### Collected data
╭──

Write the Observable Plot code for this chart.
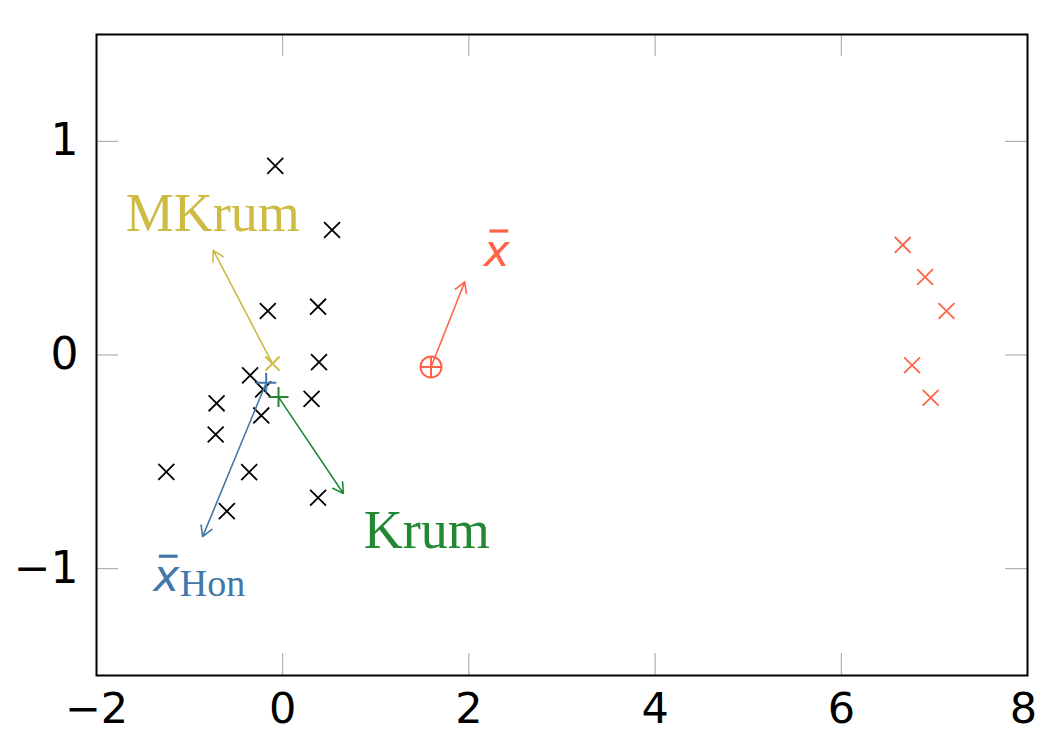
<!DOCTYPE html>
<html><head><meta charset="utf-8">
<script src="https://cdn.jsdelivr.net/npm/d3@7"></script>
<script src="https://cdn.jsdelivr.net/npm/@observablehq/plot@0.6"></script>
<style>body{margin:0;background:#fff}</style>
</head><body><div id="chart"></div>
<script>
// Honest clients (black ×)
const honestX = [-0.08, 0.53, -0.16, 0.38, 0.39, -0.35, -0.21, 0.31, -0.71, -0.23, -0.72, -1.25, -0.36, 0.38, -0.60];
const honestY = [0.885, 0.585, 0.206, 0.226, -0.033, -0.095, -0.161, -0.205, -0.226, -0.283, -0.372, -0.547, -0.548, -0.668, -0.731];
// Byzantine clients (red ×)
const byzX = [6.66, 6.90, 7.13, 6.76, 6.96];
const byzY = [0.515, 0.365, 0.206, -0.048, -0.200];
// Aggregates: position, arrow end, colour, symbol
const aggName = ["mean", "MKrum", "Hon", "Krum"];
const aggX = [1.593, -0.11, -0.177, -0.045];
const aggY = [-0.056, -0.04, -0.13, -0.197];
const arrowX = [1.955, -0.745, -0.86, 0.652];
const arrowY = [0.342, 0.49, -0.85, -0.648];
const aggColor = ["#ff6347", "#cdbb44", "#4477aa", "#228833"];
const aggSymbol = ["plus", "times", "plus", "plus"];
// Labels
const labelText = ["x", "MKrum", "x", "Krum"];
const labelX = [2.30, -0.752, -1.251, 1.547];
const labelY = [0.482, 0.66, -1.04, -0.824];
const subText = ["Hon"];
const subX = [-1.106];
const subY = [-1.07];
// Ticks
const xTicks = [-2, 0, 2, 4, 6, 8];
const yTicks = [-1, 0, 1];

const honest = honestX.map((x, i) => ({x, y: honestY[i]}));
const byz = byzX.map((x, i) => ({x, y: byzY[i]}));
const aggs = aggName.map((n, i) => ({name: n, x: aggX[i], y: aggY[i], x2: arrowX[i], y2: arrowY[i], color: aggColor[i], symbol: aggSymbol[i]}));
const labels = labelText.map((t, i) => ({t, x: labelX[i], y: labelY[i], color: aggColor[i], serif: i === 1 || i === 3}));
const subs = subText.map((t, i) => ({t, x: subX[i], y: subY[i]}));

const W = 1038, H = 734, mL = 96, mR = 11, mT = 34, mB = 59;
const fw = W - mL - mR, fh = H - mT - mB, tk = 22;
const fmt = d => d3.format("d")(d).replace("-", "\u2212");
// horizontal bar symbol (for the x̄ overbar)
const barSymbol = {draw(ctx, size) { const r = Math.sqrt(size / Math.PI); ctx.moveTo(-r, 0); ctx.lineTo(r, 0); }};
const axisFont = {fontSize: 43, fontFamily: "DejaVu Sans", label: null, tickFormat: fmt, tickSize: 0};

const plot = Plot.plot({
  width: W, height: H,
  marginLeft: mL, marginRight: mR, marginTop: mT, marginBottom: mB,
  x: {domain: [-2, 8]},
  y: {domain: [-1.5, 1.5]},
  color: {type: "identity"},
  style: {background: "white", color: "black"},
  marks: [
    Plot.axisX(xTicks.slice(0, -1), {...axisFont, tickPadding: 17}),
    Plot.axisX(xTicks.slice(-1), {...axisFont, tickPadding: 17, dx: -4}),
    Plot.axisY(yTicks, {...axisFont, fontSize: 44, tickPadding: 18}),
    Plot.tickX(xTicks, {x: d => d, insetTop: fh - tk, stroke: "#a0a0a0", strokeWidth: 1}),
    Plot.tickX(xTicks, {x: d => d, insetBottom: fh - tk, stroke: "#a0a0a0", strokeWidth: 1}),
    Plot.tickY(yTicks, {y: d => d, insetRight: fw - tk, stroke: "#a0a0a0", strokeWidth: 1}),
    Plot.tickY(yTicks, {y: d => d, insetLeft: fw - tk, stroke: "#a0a0a0", strokeWidth: 1}),
    Plot.frame({stroke: "black", strokeWidth: 2}),
    Plot.dot(honest, {x: "x", y: "y", symbol: "times", r: 7.3, stroke: "black", strokeWidth: 1.8}),
    Plot.dot(byz, {x: "x", y: "y", symbol: "times", r: 7.3, stroke: "#ff6347", strokeWidth: 1.8}),
    Plot.arrow(aggs, {x1: "x", y1: "y", x2: "x2", y2: "y2", stroke: "color", strokeWidth: 1.6, headLength: 11}),
    Plot.dot(aggs, {x: "x", y: "y", symbol: "symbol", r: 6.5, stroke: "color", strokeWidth: 2}),
    Plot.dot(aggs.filter(d => d.name === "mean"), {x: "x", y: "y", symbol: "circle", r: 10.5, stroke: "color", strokeWidth: 2, fill: "none"}),
    Plot.text(labels.filter(d => d.serif), {x: "x", y: "y", text: "t", fill: "color", fontSize: 54, fontFamily: "Liberation Serif"}),
    Plot.text(labels.filter(d => !d.serif), {x: "x", y: "y", text: "t", fill: "color", fontSize: 44, fontFamily: "DejaVu Sans", fontStyle: "italic"}),
    Plot.dot(labels.filter(d => !d.serif), {x: "x", y: "y", symbol: barSymbol, r: 9.4, stroke: "color", strokeWidth: 3.2, dx: 2, dy: -21}),
    Plot.text(subs, {x: "x", y: "y", text: "t", fill: "#4477aa", fontSize: 38, fontFamily: "Liberation Serif", textAnchor: "start"})
  ]
});
document.getElementById("chart").appendChild(plot);
</script>
</body></html>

╰──

Reproduce the listing above exactly, excluding all pictures.

### Solution
Write the Observable Plot code for this chart.
<!DOCTYPE html>
<html><head><meta charset="utf-8">
<script src="https://cdn.jsdelivr.net/npm/d3@7"></script>
<script src="https://cdn.jsdelivr.net/npm/@observablehq/plot@0.6"></script>
<style>body{margin:0;background:#fff}</style>
</head><body><div id="chart"></div>
<script>
// Honest clients (black ×)
const honestX = [-0.08, 0.53, -0.16, 0.38, 0.39, -0.35, -0.21, 0.31, -0.71, -0.23, -0.72, -1.25, -0.36, 0.38, -0.60];
const honestY = [0.885, 0.585, 0.206, 0.226, -0.033, -0.095, -0.161, -0.205, -0.226, -0.283, -0.372, -0.547, -0.548, -0.668, -0.731];
// Byzantine clients (red ×)
const byzX = [6.66, 6.90, 7.13, 6.76, 6.96];
const byzY = [0.515, 0.365, 0.206, -0.048, -0.200];
// Aggregates: position, arrow end, colour, symbol
const aggName = ["mean", "MKrum", "Hon", "Krum"];
const aggX = [1.593, -0.11, -0.177, -0.045];
const aggY = [-0.056, -0.04, -0.13, -0.197];
const arrowX = [1.955, -0.745, -0.86, 0.652];
const arrowY = [0.342, 0.49, -0.85, -0.648];
const aggColor = ["#ff6347", "#cdbb44", "#4477aa", "#228833"];
const aggSymbol = ["plus", "times", "plus", "plus"];
// Labels
const labelText = ["x", "MKrum", "x", "Krum"];
const labelX = [2.30, -0.752, -1.251, 1.547];
const labelY = [0.482, 0.66, -1.04, -0.824];
const subText = ["Hon"];
const subX = [-1.106];
const subY = [-1.07];
// Ticks
const xTicks = [-2, 0, 2, 4, 6, 8];
const yTicks = [-1, 0, 1];

const honest = honestX.map((x, i) => ({x, y: honestY[i]}));
const byz = byzX.map((x, i) => ({x, y: byzY[i]}));
const aggs = aggName.map((n, i) => ({name: n, x: aggX[i], y: aggY[i], x2: arrowX[i], y2: arrowY[i], color: aggColor[i], symbol: aggSymbol[i]}));
const labels = labelText.map((t, i) => ({t, x: labelX[i], y: labelY[i], color: aggColor[i], serif: i === 1 || i === 3}));
const subs = subText.map((t, i) => ({t, x: subX[i], y: subY[i]}));

const W = 1038, H = 734, mL = 96, mR = 11, mT = 34, mB = 59;
const fw = W - mL - mR, fh = H - mT - mB, tk = 22;
const fmt = d => d3.format("d")(d).replace("-", "\u2212");
// horizontal bar symbol (for the x̄ overbar)
const barSymbol = {draw(ctx, size) { const r = Math.sqrt(size / Math.PI); ctx.moveTo(-r, 0); ctx.lineTo(r, 0); }};
const axisFont = {fontSize: 43, fontFamily: "DejaVu Sans", label: null, tickFormat: fmt, tickSize: 0};

const plot = Plot.plot({
  width: W, height: H,
  marginLeft: mL, marginRight: mR, marginTop: mT, marginBottom: mB,
  x: {domain: [-2, 8]},
  y: {domain: [-1.5, 1.5]},
  color: {type: "identity"},
  style: {background: "white", color: "black"},
  marks: [
    Plot.axisX(xTicks.slice(0, -1), {...axisFont, tickPadding: 17}),
    Plot.axisX(xTicks.slice(-1), {...axisFont, tickPadding: 17, dx: -4}),
    Plot.axisY(yTicks, {...axisFont, fontSize: 44, tickPadding: 18}),
    Plot.tickX(xTicks, {x: d => d, insetTop: fh - tk, stroke: "#a0a0a0", strokeWidth: 1}),
    Plot.tickX(xTicks, {x: d => d, insetBottom: fh - tk, stroke: "#a0a0a0", strokeWidth: 1}),
    Plot.tickY(yTicks, {y: d => d, insetRight: fw - tk, stroke: "#a0a0a0", strokeWidth: 1}),
    Plot.tickY(yTicks, {y: d => d, insetLeft: fw - tk, stroke: "#a0a0a0", strokeWidth: 1}),
    Plot.frame({stroke: "black", strokeWidth: 2}),
    Plot.dot(honest, {x: "x", y: "y", symbol: "times", r: 7.3, stroke: "black", strokeWidth: 1.8}),
    Plot.dot(byz, {x: "x", y: "y", symbol: "times", r: 7.3, stroke: "#ff6347", strokeWidth: 1.8}),
    Plot.arrow(aggs, {x1: "x", y1: "y", x2: "x2", y2: "y2", stroke: "color", strokeWidth: 1.6, headLength: 11}),
    Plot.dot(aggs, {x: "x", y: "y", symbol: "symbol", r: 6.5, stroke: "color", strokeWidth: 2}),
    Plot.dot(aggs.filter(d => d.name === "mean"), {x: "x", y: "y", symbol: "circle", r: 10.5, stroke: "color", strokeWidth: 2, fill: "none"}),
    Plot.text(labels.filter(d => d.serif), {x: "x", y: "y", text: "t", fill: "color", fontSize: 54, fontFamily: "Liberation Serif"}),
    Plot.text(labels.filter(d => !d.serif), {x: "x", y: "y", text: "t", fill: "color", fontSize: 44, fontFamily: "DejaVu Sans", fontStyle: "italic"}),
    Plot.dot(labels.filter(d => !d.serif), {x: "x", y: "y", symbol: barSymbol, r: 9.4, stroke: "color", strokeWidth: 3.2, dx: 2, dy: -21}),
    Plot.text(subs, {x: "x", y: "y", text: "t", fill: "#4477aa", fontSize: 38, fontFamily: "Liberation Serif", textAnchor: "start"})
  ]
});
document.getElementById("chart").appendChild(plot);
</script>
</body></html>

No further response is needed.